I knew Fatah had to do something. What I came up with was an ad hoc pep rally in Ramallah. The idea was to show that the average Palestinian wanted peace, and hence supported our delegation in Madrid. We rented a hall, and I got Ahmad Hazzaʾ, a particularly popular Fatah activist who had just finished an eighteen-year prison sentence, to address the crowd. I, too, spoke out in support of the negotiations.
The hall was so packed that the raucous crowd flowed out into the open yard leading up to it. Activists hung Palestinian flags on every available spot. Songs were sung and spirits were high—so high, in fact, that on the spur of the moment, Ahmad and I decided to lead the tumultuous swarm on a peaceful march to the center of Ramallah. Hundreds of people carried Palestinian flags and olive branches as a statement of our support for peace.
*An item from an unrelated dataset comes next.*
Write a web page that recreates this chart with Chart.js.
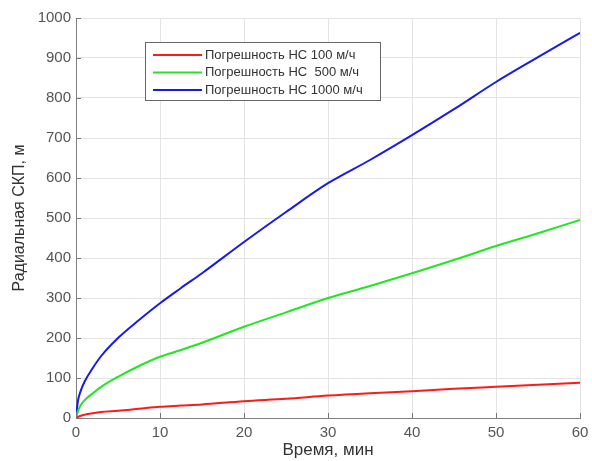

As we came close to the main square in downtown Ramallah, armed Israeli soldiers, thinking we were up to no good, sped over in their jeeps to stop us. The olive branches we all carried, as in the closing scene of Macbeth, only made them more nervous. I was at the head of the demonstration, and as we got closer to the jeeps, and the possibility of a clash became real, a fellow demonstrator swiftly jerked me away from the showdown with the soldiers and whisked me into a side street. It was Hussein al-Sheikh, an eleven-year veteran of the Israeli prison camp. That day was the first time we met, and he later became one of my partners in turning our pro-peace rally in Ramallah into a nationwide campaign.